Health Canada’s Sodium Working Group released a report in July 2010 titled Sodium Reduction Strategy for Canada – Recommendations of the Sodium Working Group. It calls for a reduction in the amount of salt in processed and restaurant foods available to Canadian consumers. The report recommends reducing the daily intake of salt in the Canadian diet from 3,400 mg to 2,300 mg (roughly a teaspoon) by 2016. The long-term reduction goal is 1500 mg per day. The group claims that reducing salt intake will reduce the occurrence of high blood pressure, one of the risks for developing heart disease and stroke. 

Salt is not all bad, in fact the body requires a certain amount of it to function properly. Reducing salt intake may work for a section of the population but other risk factors including obesity and a lack of physical activity can contribute to high blood pressure. The strategy for reducing the amount of salt in our diet raises some important questions for Canadians.

What types of chemicals will replace the role of salt in food texture, taste and preservation? What are some of the risks and long-term health effects associated with these chemicals? How does this impact the safety of food and consumers? Now that the federal government has developed a sodium reduction strategy will it also create a national sugar working group to develop a sugar reduction strategy?

Consumer demand drives the food market. If the goal of the federal government’s sodium reduction strategy is to improve disease prevention and save money in health care, then it should also consider adding a dash of consumer incentive to the Canadian health care system.

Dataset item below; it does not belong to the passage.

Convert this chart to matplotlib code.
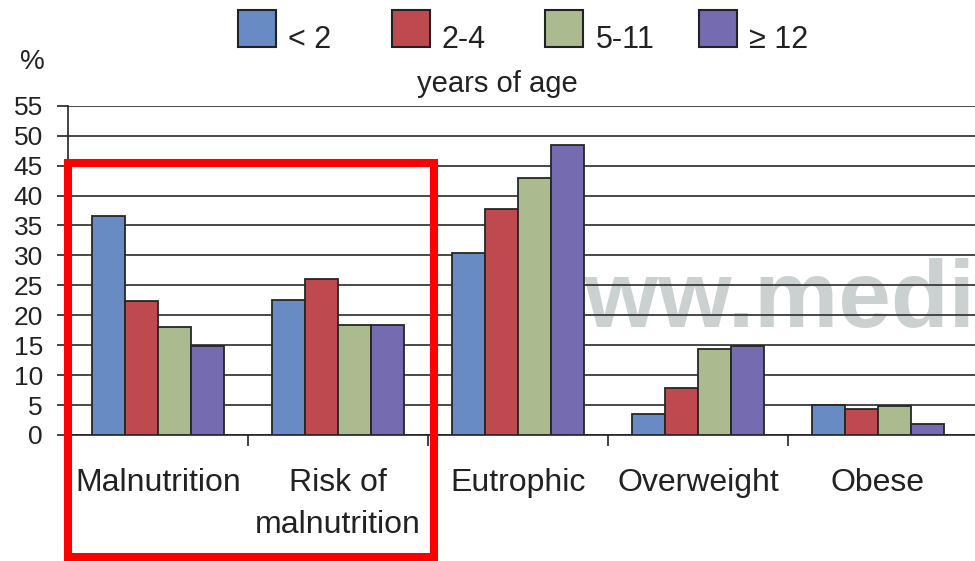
import numpy as np
import matplotlib.pyplot as plt
from matplotlib.patches import Rectangle

plt.rcParams['font.family'] = ['Liberation Sans', 'DejaVu Sans']

# Data
categories = ["Malnutrition", "Risk of\nmalnutrition", "Eutrophic", "Overweight", "Obese"]
age_groups = ["< 2", "2-4", "5-11", "\u2265 12"]
lt2 = [36.5, 22.5, 30.4, 3.5, 5.0]
a2_4 = [22.3, 26.0, 37.8, 7.8, 4.3]
a5_11 = [18.1, 18.3, 43.0, 14.4, 4.8]
ge12 = [14.8, 18.3, 48.5, 14.8, 1.8]
series = [lt2, a2_4, a5_11, ge12]
colors = ["#698bc4", "#be4a50", "#abbb8f", "#756bb0"]

W, H = 975, 561
fig = plt.figure(figsize=(W / 100, H / 100), dpi=100)
ax = fig.add_axes([68 / W, 1 - 435 / H, 1 - 68 / W, (435 - 105.7) / H])

x = np.arange(len(categories))
w = 0.182
for i, (vals, c) in enumerate(zip(series, colors)):
    ax.bar(x + (i - 1.5) * w, vals, width=w, color=c, edgecolor="#262626",
           linewidth=1.3, zorder=3, label=age_groups[i])

# watermark behind the grid (cut off at the right edge, as in the source)
ax.text(1.96, 18.0, "www.medig", fontsize=68, fontweight="bold",
        color="#cbd0d0", ha="left", va="baseline", zorder=0.5, clip_on=True)

ax.set_ylim(0, 55)
ax.set_xlim(-0.5, -0.5 + (W - 68) / 180)
ax.set_yticks(np.arange(0, 56, 5))
ax.yaxis.grid(True, color="#3a3a3a", linewidth=1.3, zorder=1)
ax.set_axisbelow(True)
ax.tick_params(axis="y", labelsize=19, length=8, width=1.2, pad=10, colors="#222222")

ax.set_xticks(x)
ax.set_xticklabels(categories, fontsize=23, color="#222222", linespacing=1.52)
ax.set_xticks(np.arange(0.5, 4.0, 1.0), minor=True)
ax.tick_params(axis="x", which="major", length=0, pad=24)
ax.tick_params(axis="x", which="minor", length=8, width=1.2, color="#222222")

for s in ["top", "right"]:
    ax.spines[s].set_visible(False)
for s in ["left", "bottom"]:
    ax.spines[s].set_color("#222222")
    ax.spines[s].set_linewidth(1.2)

# legend: squares with labels, laid out in a row
for i, (lab, c) in enumerate(zip(age_groups, colors)):
    x0 = 238 + i * 153.7
    fig.patches.append(Rectangle((x0 / W, 1 - 47 / H), 38 / W, 37 / H,
                                 transform=fig.transFigure, facecolor=c,
                                 edgecolor="#222222", linewidth=1.5))
    fig.text((x0 + 50) / W, 1 - 48 / H, lab, fontsize=22, ha="left", va="baseline",
             color="#222222")

fig.text(32 / W, 1 - 62 / H, "%", fontsize=20, ha="center", va="center", color="#222222")
fig.text(497 / W, 1 - 84 / H, "years of age", fontsize=21, ha="center", va="center",
         color="#222222")

# red highlight box
fig.patches.append(Rectangle((68 / W, 1 - 557 / H), (434 - 68) / W, (557 - 163) / H,
                             transform=fig.transFigure, fill=False, edgecolor="#ff0000",
                             linewidth=5.8, zorder=10))

fig.savefig("out.png", dpi=100)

Providing the public with data and information on the costs and quality of their health care could help Canadians make healthier choices.

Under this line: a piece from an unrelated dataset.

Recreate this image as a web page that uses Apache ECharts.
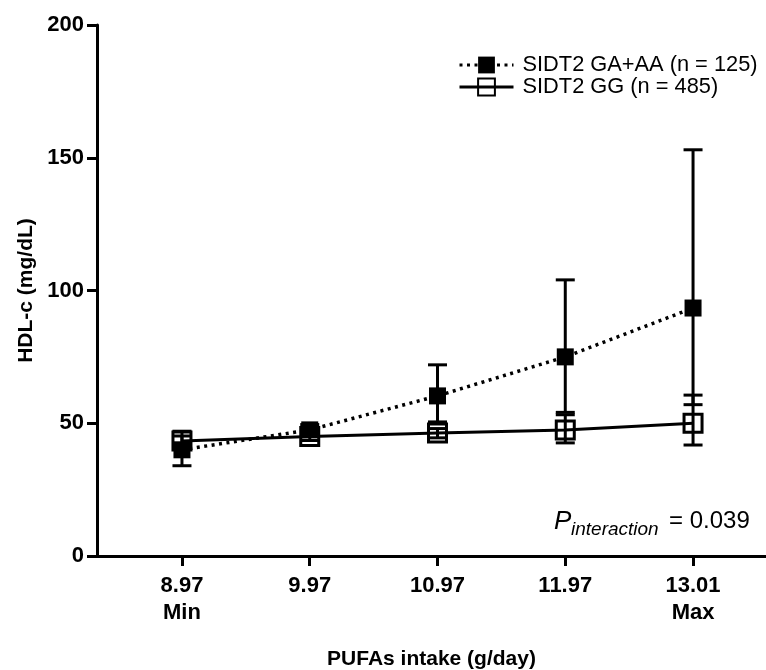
<!DOCTYPE html>
<html>
<head>
<meta charset="utf-8">
<script src="https://cdn.jsdelivr.net/npm/echarts@6/dist/echarts.min.js"></script>
<style>
  html, body { margin: 0; padding: 0; background: #fff; }
  #chart { width: 766px; height: 670px; }
</style>
</head>
<body>
<div id="chart"></div>
<script>
// x positions are the quintile steps, drawn evenly spaced
var xLabels = ["8.97\nMin", "9.97", "10.97", "11.97", "13.01\nMax"];
var yTicks = [0, 50, 100, 150, 200];

// SIDT2 GA+AA (filled squares, dotted line)
var gaName = "SIDT2 GA+AA (n = 125)";
var gaMean = [40, 47.5, 60.3, 75, 93.4];
var gaLow = [34, 45.5, 50.5, 54.1, 57];
var gaHigh = [47, 49.5, 72, 104, 153];

// SIDT2 GG (open squares, solid line)
var ggName = "SIDT2 GG (n = 485)";
var ggMean = [43.3, 45, 46.3, 47.5, 50];
var ggLow = [41.5, 43.5, 44.5, 42.6, 41.8];
var ggHigh = [45.2, 46.5, 48, 53.2, 60.6];

var FONT = "Liberation Sans";

function pairs(vals) {
    return vals.map(function (v, i) { return [i, v]; });
}
function bars(lo, hi) {
    return lo.map(function (v, i) { return [i, v, hi[i]]; });
}

// renderErr draws one vertical error bar with caps
function renderErr(params, api) {
    var x = api.value(0);
    var lo = api.coord([x, api.value(1)]);
    var hi = api.coord([x, api.value(2)]);
    var w = 9.5;
    var st = { stroke: "#000", lineWidth: 3 };
    return {
        type: "group",
        children: [
            { type: "line", shape: { x1: lo[0], y1: lo[1], x2: hi[0], y2: hi[1] }, style: st },
            { type: "line", shape: { x1: lo[0] - w, y1: lo[1], x2: lo[0] + w, y2: lo[1] }, style: st },
            { type: "line", shape: { x1: hi[0] - w, y1: hi[1], x2: hi[0] + w, y2: hi[1] }, style: st }
        ]
    };
}

var chart = echarts.init(document.getElementById("chart"));

chart.setOption({
    animation: false,
    backgroundColor: "#fff",
    grid: { left: 97, right: 0, top: 25, bottom: 114, outerBoundsMode: "none", containLabel: false },
    legend: {
        orient: "vertical",
        left: 453,
        top: 49,
        itemWidth: 54,
        itemHeight: 21,
        itemGap: 0,
        data: [gaName, ggName],
        lineStyle: { width: 3 },
        textStyle: { fontFamily: FONT, fontSize: 21.8, color: "#000", padding: [0, 0, 0, 4] }
    },
    xAxis: {
        type: "value",
        min: -0.665,
        max: 4.571,
        splitLine: { show: false },
        axisLine: { onZero: false, lineStyle: { color: "#000", width: 3 } },
        axisTick: {
            customValues: [0, 1, 2, 3, 4],
            length: 10,
            lineStyle: { color: "#000", width: 3 }
        },
        axisLabel: {
            customValues: [0, 1, 2, 3, 4],
            formatter: function (v) { return xLabels[Math.round(v)]; },
            margin: 16,
            fontFamily: FONT,
            fontWeight: "bold",
            fontSize: 22,
            lineHeight: 27,
            color: "#000"
        },
        name: "PUFAs intake (g/day)",
        nameLocation: "middle",
        nameGap: 93,
        nameTextStyle: { fontFamily: FONT, fontWeight: "bold", fontSize: 21, color: "#000" }
    },
    yAxis: {
        type: "value",
        min: 0,
        max: 200,
        interval: 50,
        splitLine: { show: false },
        axisLine: { show: true, onZero: false, lineStyle: { color: "#000", width: 3 } },
        axisTick: { show: true, length: 10, lineStyle: { color: "#000", width: 3 } },
        axisLabel: {
            margin: 13,
            fontFamily: FONT,
            fontWeight: "bold",
            fontSize: 22,
            color: "#000",
            formatter: function (v) { return yTicks.indexOf(v) >= 0 ? String(v) : ""; }
        },
        name: "HDL-c (mg/dL)",
        nameLocation: "middle",
        nameGap: 60,
        nameTextStyle: { fontFamily: FONT, fontWeight: "bold", fontSize: 21, color: "#000" }
    },
    series: [
        {
            name: ggName,
            type: "line",
            data: pairs(ggMean),
            z: 2,
            symbol: "rect",
            symbolSize: 18,
            lineStyle: { color: "#000", width: 3 },
            itemStyle: { color: "rgba(0,0,0,0)", borderColor: "#000", borderWidth: 3 }
        },
        {
            name: gaName,
            type: "line",
            data: pairs(gaMean),
            z: 3,
            symbol: "rect",
            symbolSize: 17,
            lineStyle: { color: "#000", width: 3.5, type: [3, 4.5] },
            itemStyle: { color: "#000" }
        },
        {
            type: "custom",
            renderItem: renderErr,
            data: bars(ggLow, ggHigh),
            z: 4,
            silent: true
        },
        {
            type: "custom",
            renderItem: renderErr,
            data: bars(gaLow, gaHigh),
            z: 4,
            silent: true
        }
    ],
    graphic: [
        { type: "text", left: 554, top: 509, style: { text: "P", font: "italic 26px " + FONT, fill: "#000" } },
        { type: "text", left: 571, top: 520, style: { text: "interaction", font: "italic 19px " + FONT, fill: "#000" } },
        { type: "text", left: 669, top: 509, style: { text: "= 0.039", font: "24px " + FONT, fill: "#000" } }
    ]
});
</script>
</body>
</html>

One Response to “Canadian Health Care System Needs a Dash of Consumer Incentive”
  1. justmeint says:

    With the world governments pushing a low salt diet strategy – ostensibly to reduce blood pressure, which THEY SAY will lead to lower risk of death from Heart Attacks, we need to ask to see their science that backs up their hypothesis that salt causes high blood pressure, which in and of itself, they tell us, leads to heart problems.

    However the following is up and available for all to read, and does not in any way, shape or form concur with what the government and health authorities are pushing onto us……

    So not only did the authors find that higher sodium intake was protective in all cause mortality, it was also associated with less death from cardiovascular disease, i.e. the very disease which salt restriction is supposed to prevent through its effect on blood pressure.